Intervention de Maître Linda Weil-Curiel

Réunion du 2 avril 2013 à 17h30
Délégation de l'assemblée nationale aux droits des femmes et à l'égalité des chances entre les hommes et les femmes

Maître Linda Weil-Curiel, avocate au Barreau de Paris :

Il ne s'agit pas seulement d'argent dans ces pratiques, mais aussi d'avantages, parmi lesquels – je parle ici des mariages forcés – la nationalité française ou le droit au séjour.

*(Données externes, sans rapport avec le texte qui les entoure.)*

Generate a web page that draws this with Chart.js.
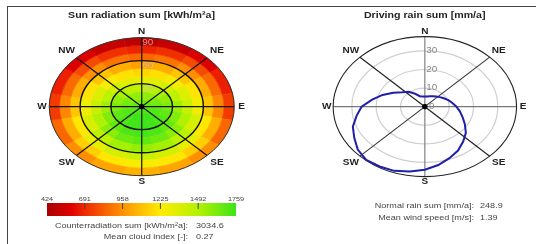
<!DOCTYPE html>
<html>
<head>
<meta charset="utf-8">
<script src="https://cdn.jsdelivr.net/npm/chart.js@4.4.0/dist/chart.umd.min.js"></script>
<style>
  html, body { margin: 0; padding: 0; background: #fff; }
  body { width: 536px; height: 244px; position: relative; overflow: hidden; }
  #frame { position: absolute; left: 7px; top: 6px; width: 600px; height: 300px;
           border-top: 1px solid #444; border-left: 1px solid #444; }
  #sunBox { position: absolute; left: 0; top: 0; }
  #rainBox { position: absolute; left: 270px; top: 0; }
</style>
</head>
<body>
<div id="frame"></div>
<div id="sunBox"><canvas id="sun" width="270" height="244"></canvas></div>
<div id="rainBox"><canvas id="rain" width="266" height="244"></canvas></div>
<script>
// ---- data ----
// sun radiation sum [kWh/m²a] per tilt band (0-10 ... 80-90 deg),
// 16 azimuth sectors starting at N, clockwise
var sectorNames = ['N','NNE','NE','ENE','E','ESE','SE','SSE','S','SSW','SW','WSW','W','WNW','NW','NNW'];
var tiltEdges = [0, 10, 20, 30, 40, 50, 60, 70, 80, 90];
var sunTilt05 = [1640,1642,1650,1670,1690,1705,1720,1728,1730,1728,1720,1705,1690,1670,1650,1642];
var sunTilt15 = [1560,1565,1590,1630,1670,1710,1740,1755,1759,1755,1740,1710,1670,1630,1590,1565];
var sunTilt25 = [1450,1465,1510,1570,1620,1680,1720,1750,1759,1750,1720,1680,1620,1570,1510,1465];
var sunTilt35 = [1310,1330,1390,1470,1540,1610,1670,1720,1740,1720,1670,1610,1540,1470,1390,1330];
var sunTilt45 = [1160,1190,1260,1350,1420,1500,1580,1650,1680,1650,1580,1500,1420,1350,1260,1190];
var sunTilt55 = [1000,1040,1110,1200,1280,1370,1460,1530,1560,1530,1460,1370,1280,1200,1110,1040];
var sunTilt65 = [850,880,950,1040,1110,1210,1310,1380,1420,1380,1310,1210,1110,1040,950,880];
var sunTilt75 = [680,710,780,860,930,1040,1140,1210,1250,1210,1140,1040,930,860,780,710];
var sunTilt85 = [490,520,590,670,740,850,950,1010,1050,1010,950,850,740,670,590,520];
var sunBands = [sunTilt05, sunTilt15, sunTilt25, sunTilt35, sunTilt45, sunTilt55, sunTilt65, sunTilt75, sunTilt85];
var sunRingTicks = [30, 60, 90];
var colorTicks = [424, 691, 958, 1225, 1492, 1759];
var sunInfoLabels = ['Counterradiation sum [kWh/m²a]:', 'Mean cloud index [-]:'];
var sunInfoValues = ['3034.6', '0.27'];

// driving rain sum [mm/a] per azimuth (deg from N, clockwise)
var rainAzimuth = [0,10,20,30,40,50,60,70,80,90,100,110,120,130,140,150,160,170,
                   180,190,200,210,220,230,240,250,260,270,280,290,300,310,320,330,340,350];
var rainSum = [5.5,5.5,6,6.5,7.2,8,9,10.3,11.5,13,14.6,16.5,19,22,24.5,27.3,29.5,31.9,
               34,35.5,36.8,37.2,37.5,36,33.5,31.5,28.5,26,22,18.5,15,12,10.4,8,6,5.6];
var rainRingTicks = [0, 10, 20, 30];
var rainMax = 37.7;
var rainInfoLabels = ['Normal rain sum [mm/a]:', 'Mean wind speed [m/s]:'];
var rainInfoValues = ['248.9', '1.39'];

var compass = [['N',0],['NE',45],['E',90],['SE',135],['S',180],['SW',225],['W',270],['NW',315]];

// ---- style ----
var FONT = '"Liberation Sans", Arial, sans-serif';
var STRETCH = 1.18;
var colorStops = [[424,[168,0,0]],[600,[224,0,0]],[691,[240,40,0]],[958,[255,146,0]],
                  [1225,[255,236,0]],[1492,[180,242,0]],[1759,[60,228,24]]];

function colorFor(v) {
  if (v <= colorStops[0][0]) return 'rgb(' + colorStops[0][1].join(',') + ')';
  for (var i = 1; i < colorStops.length; i++) {
    if (v <= colorStops[i][0]) {
      var a = colorStops[i-1], b = colorStops[i], t = (v - a[0]) / (b[0] - a[0]);
      var c = a[1].map(function(ch, k) { return Math.round(ch + (b[1][k] - ch) * t); });
      return 'rgb(' + c.join(',') + ')';
    }
  }
  return 'rgb(' + colorStops[colorStops.length-1][1].join(',') + ')';
}

function geo(chart) {
  var xs = chart.scales.x, ys = chart.scales.y;
  var cx = xs.getPixelForValue(0), cy = ys.getPixelForValue(0);
  return { cx: cx, cy: cy, kx: xs.getPixelForValue(1) - cx, ky: cy - ys.getPixelForValue(1) };
}
function toPx(g, r, az) {
  var a = az * Math.PI / 180;
  return [g.cx + r * Math.sin(a) * g.kx, g.cy - r * Math.cos(a) * g.ky];
}
function wideText(ctx, txt, x, y, align, font, color) {
  ctx.save();
  ctx.font = font; ctx.fillStyle = color;
  ctx.textAlign = align; ctx.textBaseline = 'middle';
  ctx.translate(x, y); ctx.scale(STRETCH, 1);
  ctx.fillText(txt, 0, 0);
  ctx.restore();
}
function ring(ctx, g, r, color, width) {
  ctx.beginPath();
  ctx.ellipse(g.cx, g.cy, r * g.kx, r * g.ky, 0, 0, Math.PI * 2);
  ctx.strokeStyle = color; ctx.lineWidth = width; ctx.stroke();
}
function spoke(ctx, g, r, az, color, width) {
  var p = toPx(g, r, az), q = toPx(g, r, az + 180);
  ctx.beginPath(); ctx.moveTo(p[0], p[1]); ctx.lineTo(q[0], q[1]);
  ctx.strokeStyle = color; ctx.lineWidth = width; ctx.stroke();
}
function compassLabels(ctx, g, r, fCard, fDiag) {
  compass.forEach(function(d) {
    var f = (d[1] % 90 === 0) ? fCard : fDiag;
    var p = toPx(g, r * f, d[1]);
    wideText(ctx, d[0], p[0], p[1], 'center', 'bold 8.5px ' + FONT, '#222');
  });
}
// linear scale limits so that value 0 sits at (cx, cy) and one unit is kx / ky pixels
function limits(cPx, sizePx, k, flip) {
  var lo = -cPx / k, hi = (sizePx - cPx) / k;
  return flip ? { min: -hi, max: -lo } : { min: lo, max: hi };
}

// ---- sun radiation chart ----
var sunX = limits(142, 270, 96 / 90, false);
var sunY = limits(106, 244, 72 / 90, true);

var sunPlugin = {
  id: 'sunPolar',
  beforeDatasetsDraw: function(chart) {
    var ctx = chart.ctx, g = geo(chart);
    var step = 360 / sectorNames.length;
    sunBands.forEach(function(band, i) {
      var r0 = tiltEdges[i], r1 = tiltEdges[i + 1];
      band.forEach(function(v, j) {
        var a0 = (j * step - step / 2 - 90) * Math.PI / 180;
        var a1 = (j * step + step / 2 - 90) * Math.PI / 180;
        ctx.beginPath();
        ctx.ellipse(g.cx, g.cy, r1 * g.kx, r1 * g.ky, 0, a0, a1);
        if (r0 > 0) ctx.ellipse(g.cx, g.cy, r0 * g.kx, r0 * g.ky, 0, a1, a0, true);
        else ctx.lineTo(g.cx, g.cy);
        ctx.closePath();
        ctx.fillStyle = colorFor(v); ctx.fill();
        ctx.strokeStyle = ctx.fillStyle; ctx.lineWidth = 0.6; ctx.stroke();
      });
    });
    var outer = tiltEdges[tiltEdges.length - 1];
    compass.slice(0, 4).forEach(function(d) { spoke(ctx, g, outer, d[1], '#111', 1.2); });
    sunRingTicks.forEach(function(t) {
      ring(ctx, g, t, t === outer ? '#333' : '#111', t === outer ? 1 : 1.4);
    });
    sunRingTicks.forEach(function(t) {
      wideText(ctx, String(t), g.cx + 6, g.cy - t * g.ky + 5.5, 'center', '8.4px ' + FONT, 'rgba(200,200,200,0.75)');
    });
  },
  afterDatasetsDraw: function(chart) {
    var ctx = chart.ctx, g = geo(chart);
    wideText(ctx, 'Sun radiation sum [kWh/m²a]', 141.5, 15.7, 'center', 'bold 9px ' + FONT, '#222');
    compassLabels(ctx, g, 90, 1.08, 1.15);

    // colour bar
    var bx0 = 47, bx1 = 236, by0 = 203, by1 = 216;
    var lo = colorTicks[0], hi = colorTicks[colorTicks.length - 1];
    var grad = ctx.createLinearGradient(bx0, 0, bx1, 0);
    colorStops.forEach(function(s) {
      grad.addColorStop((s[0] - lo) / (hi - lo), 'rgb(' + s[1].join(',') + ')');
    });
    ctx.fillStyle = grad; ctx.fillRect(bx0, by0, bx1 - bx0, by1 - by0);
    colorTicks.forEach(function(t, i) {
      var x = bx0 + (t - lo) / (hi - lo) * (bx1 - bx0);
      wideText(ctx, String(t), x, 199, 'center', '6.2px ' + FONT, '#444');
      if (i > 0 && i < colorTicks.length - 1) {
        ctx.beginPath(); ctx.moveTo(x, by0); ctx.lineTo(x, by0 + 6);
        ctx.strokeStyle = '#444'; ctx.lineWidth = 1; ctx.stroke();
      }
    });
    sunInfoLabels.forEach(function(l, i) {
      wideText(ctx, l, 188, 226 + i * 11, 'right', '7.7px ' + FONT, '#444');
      wideText(ctx, sunInfoValues[i], 196, 226 + i * 11, 'left', '7.7px ' + FONT, '#444');
    });
  }
};

new Chart(document.getElementById('sun'), {
  type: 'scatter',
  data: { datasets: [{ data: [{ x: 0, y: 0 }], pointRadius: 2.3, backgroundColor: '#000', borderColor: '#000' }] },
  options: {
    responsive: false, animation: false,
    plugins: { legend: { display: false }, tooltip: { enabled: false } },
    scales: {
      x: { type: 'linear', display: false, min: sunX.min, max: sunX.max },
      y: { type: 'linear', display: false, min: sunY.min, max: sunY.max }
    }
  },
  plugins: [sunPlugin]
});

// ---- driving rain chart ----
var rainX = limits(155.7, 266, 95.3 / rainMax, false);
var rainY = limits(106, 244, 73 / rainMax, true);

var rainPoints = rainSum.map(function(r, i) {
  var a = rainAzimuth[i] * Math.PI / 180;
  return { x: r * Math.sin(a), y: r * Math.cos(a) };
});
rainPoints.push(rainPoints[0]);

var rainPlugin = {
  id: 'rainPolar',
  beforeDatasetsDraw: function(chart) {
    var ctx = chart.ctx, g = geo(chart);
    rainRingTicks.forEach(function(t) { if (t > 0) ring(ctx, g, t, '#cfcfcf', 1.2); });
    spoke(ctx, g, rainMax, 0, '#777', 1.1);
    spoke(ctx, g, rainMax, 90, '#777', 1.1);
    spoke(ctx, g, rainMax, 45, '#333', 1.1);
    spoke(ctx, g, rainMax, 135, '#222', 1.2);
    ring(ctx, g, rainMax, '#222', 1.1);
    rainRingTicks.forEach(function(t) {
      wideText(ctx, String(t), g.cx + 7, g.cy - t * g.ky, 'center', '8.4px ' + FONT, '#888');
    });
  },
  afterDatasetsDraw: function(chart) {
    var ctx = chart.ctx, g = geo(chart);
    wideText(ctx, 'Driving rain sum [mm/a]', 154.7, 15.7, 'center', 'bold 9px ' + FONT, '#222');
    compassLabels(ctx, g, rainMax, 1.07, 1.14);
    rainInfoLabels.forEach(function(l, i) {
      wideText(ctx, l, 204, 206 + i * 12, 'right', '7.7px ' + FONT, '#444');
      wideText(ctx, rainInfoValues[i], 210, 206 + i * 12, 'left', '7.7px ' + FONT, '#444');
    });
  }
};

new Chart(document.getElementById('rain'), {
  type: 'scatter',
  data: {
    datasets: [
      { data: rainPoints, showLine: true, pointRadius: 0, borderColor: '#1f1fa8',
        borderWidth: 2, tension: 0, fill: false },
      { data: [{ x: 0, y: 0 }], pointRadius: 2.3, backgroundColor: '#000', borderColor: '#000' }
    ]
  },
  options: {
    responsive: false, animation: false,
    plugins: { legend: { display: false }, tooltip: { enabled: false } },
    scales: {
      x: { type: 'linear', display: false, min: rainX.min, max: rainX.max },
      y: { type: 'linear', display: false, min: rainY.min, max: rainY.max }
    }
  },
  plugins: [rainPlugin]
});
</script>
</body>
</html>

En France, être exciseuse est très rémunérateur. Mais c'est aussi un statut social. Ces sociétés sont encore organisées en castes – les tisserands, les pêcheurs… Les forgerons sont investis d'un grand nombre de pouvoirs. Ce sont eux qui manient le métal. Les hommes circoncisent donc les garçons, tandis que les femmes – celles qui ont été initiées – ont le devoir social d'exciser. J'ai été surprise, au début de mon combat, d'entendre les parents – qui ne dénoncent bien sûr jamais l'exciseuse – expliquer que c'était pour elle un devoir social. Elle leur « doit » ce service. En 1999, lors d'un procès retentissant en cour d'assises – il y avait 24 parents dans le box des accusés – l'exciseuse, qui avait été dénoncée par une jeune victime, s'est défendue en expliquant qu'elle « devait ce service à ces nobles parents ». De fait, c'est son rôle, sa fonction sociale. On peut certes faciliter la reconversion de ces femmes, mais cela ne les dispensera pas de ce devoir aux yeux de leurs compatriotes. Pour l'anecdote, l'exciseuse dont j'avais obtenu la condamnation à huit ans de prison lors de ce procès, Hawa Gréou, a aujourd'hui rallié notre cause. Elle a le courage de s'exprimer dans les médias, alors qu'elle a été exclue de sa famille et de son cercle social. C'est moi qui l'ai défendue face à son mari pour lui obtenir une pension alimentaire qui lui permet de survivre. Elle a réfléchi : la prison lui a fait du bien.